━━ Exercise material
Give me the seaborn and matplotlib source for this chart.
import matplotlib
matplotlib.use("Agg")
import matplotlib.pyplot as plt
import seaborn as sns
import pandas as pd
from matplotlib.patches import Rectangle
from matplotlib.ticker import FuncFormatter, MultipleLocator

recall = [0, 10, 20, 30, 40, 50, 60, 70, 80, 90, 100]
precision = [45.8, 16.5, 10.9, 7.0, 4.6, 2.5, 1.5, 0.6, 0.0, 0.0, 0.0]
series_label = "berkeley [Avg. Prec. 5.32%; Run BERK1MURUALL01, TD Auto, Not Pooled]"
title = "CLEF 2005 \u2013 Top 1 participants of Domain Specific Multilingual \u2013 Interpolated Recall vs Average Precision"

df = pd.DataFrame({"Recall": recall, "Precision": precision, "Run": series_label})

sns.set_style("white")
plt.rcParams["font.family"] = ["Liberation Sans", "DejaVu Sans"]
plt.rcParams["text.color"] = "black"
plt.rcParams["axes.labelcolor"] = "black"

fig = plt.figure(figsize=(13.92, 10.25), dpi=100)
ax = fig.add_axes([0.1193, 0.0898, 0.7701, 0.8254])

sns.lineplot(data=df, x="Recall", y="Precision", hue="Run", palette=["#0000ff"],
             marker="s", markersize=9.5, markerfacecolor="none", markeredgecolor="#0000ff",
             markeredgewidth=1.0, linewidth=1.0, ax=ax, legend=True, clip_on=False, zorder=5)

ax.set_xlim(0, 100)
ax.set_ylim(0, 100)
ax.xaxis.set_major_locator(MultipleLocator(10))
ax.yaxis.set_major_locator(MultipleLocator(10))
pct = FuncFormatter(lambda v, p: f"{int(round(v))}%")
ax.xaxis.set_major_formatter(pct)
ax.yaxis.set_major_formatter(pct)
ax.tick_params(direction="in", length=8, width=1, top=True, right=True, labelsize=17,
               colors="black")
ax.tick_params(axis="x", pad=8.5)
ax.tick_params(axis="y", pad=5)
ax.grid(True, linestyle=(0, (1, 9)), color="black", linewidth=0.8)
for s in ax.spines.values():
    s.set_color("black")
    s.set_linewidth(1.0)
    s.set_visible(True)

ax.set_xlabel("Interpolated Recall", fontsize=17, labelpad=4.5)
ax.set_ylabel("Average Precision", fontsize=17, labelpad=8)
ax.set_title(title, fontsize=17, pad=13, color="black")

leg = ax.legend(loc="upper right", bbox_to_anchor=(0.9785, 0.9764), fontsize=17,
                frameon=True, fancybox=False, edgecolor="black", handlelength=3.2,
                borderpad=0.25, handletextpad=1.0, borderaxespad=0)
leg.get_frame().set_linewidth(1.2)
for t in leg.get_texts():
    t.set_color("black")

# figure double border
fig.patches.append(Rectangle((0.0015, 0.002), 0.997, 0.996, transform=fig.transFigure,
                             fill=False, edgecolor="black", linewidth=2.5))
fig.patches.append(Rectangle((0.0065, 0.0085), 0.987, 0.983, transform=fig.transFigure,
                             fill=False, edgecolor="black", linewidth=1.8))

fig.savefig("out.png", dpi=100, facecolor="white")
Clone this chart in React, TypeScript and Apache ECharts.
━━━━
→ Goal
Reproduce all of the records exactly.

→ Completed exercise
Give me the seaborn and matplotlib source for this chart.
import matplotlib
matplotlib.use("Agg")
import matplotlib.pyplot as plt
import seaborn as sns
import pandas as pd
from matplotlib.patches import Rectangle
from matplotlib.ticker import FuncFormatter, MultipleLocator

recall = [0, 10, 20, 30, 40, 50, 60, 70, 80, 90, 100]
precision = [45.8, 16.5, 10.9, 7.0, 4.6, 2.5, 1.5, 0.6, 0.0, 0.0, 0.0]
series_label = "berkeley [Avg. Prec. 5.32%; Run BERK1MURUALL01, TD Auto, Not Pooled]"
title = "CLEF 2005 \u2013 Top 1 participants of Domain Specific Multilingual \u2013 Interpolated Recall vs Average Precision"

df = pd.DataFrame({"Recall": recall, "Precision": precision, "Run": series_label})

sns.set_style("white")
plt.rcParams["font.family"] = ["Liberation Sans", "DejaVu Sans"]
plt.rcParams["text.color"] = "black"
plt.rcParams["axes.labelcolor"] = "black"

fig = plt.figure(figsize=(13.92, 10.25), dpi=100)
ax = fig.add_axes([0.1193, 0.0898, 0.7701, 0.8254])

sns.lineplot(data=df, x="Recall", y="Precision", hue="Run", palette=["#0000ff"],
             marker="s", markersize=9.5, markerfacecolor="none", markeredgecolor="#0000ff",
             markeredgewidth=1.0, linewidth=1.0, ax=ax, legend=True, clip_on=False, zorder=5)

ax.set_xlim(0, 100)
ax.set_ylim(0, 100)
ax.xaxis.set_major_locator(MultipleLocator(10))
ax.yaxis.set_major_locator(MultipleLocator(10))
pct = FuncFormatter(lambda v, p: f"{int(round(v))}%")
ax.xaxis.set_major_formatter(pct)
ax.yaxis.set_major_formatter(pct)
ax.tick_params(direction="in", length=8, width=1, top=True, right=True, labelsize=17,
               colors="black")
ax.tick_params(axis="x", pad=8.5)
ax.tick_params(axis="y", pad=5)
ax.grid(True, linestyle=(0, (1, 9)), color="black", linewidth=0.8)
for s in ax.spines.values():
    s.set_color("black")
    s.set_linewidth(1.0)
    s.set_visible(True)

ax.set_xlabel("Interpolated Recall", fontsize=17, labelpad=4.5)
ax.set_ylabel("Average Precision", fontsize=17, labelpad=8)
ax.set_title(title, fontsize=17, pad=13, color="black")

leg = ax.legend(loc="upper right", bbox_to_anchor=(0.9785, 0.9764), fontsize=17,
                frameon=True, fancybox=False, edgecolor="black", handlelength=3.2,
                borderpad=0.25, handletextpad=1.0, borderaxespad=0)
leg.get_frame().set_linewidth(1.2)
for t in leg.get_texts():
    t.set_color("black")

# figure double border
fig.patches.append(Rectangle((0.0015, 0.002), 0.997, 0.996, transform=fig.transFigure,
                             fill=False, edgecolor="black", linewidth=2.5))
fig.patches.append(Rectangle((0.0065, 0.0085), 0.987, 0.983, transform=fig.transFigure,
                             fill=False, edgecolor="black", linewidth=1.8))

fig.savefig("out.png", dpi=100, facecolor="white")
Clone this chart in React, TypeScript and Apache ECharts.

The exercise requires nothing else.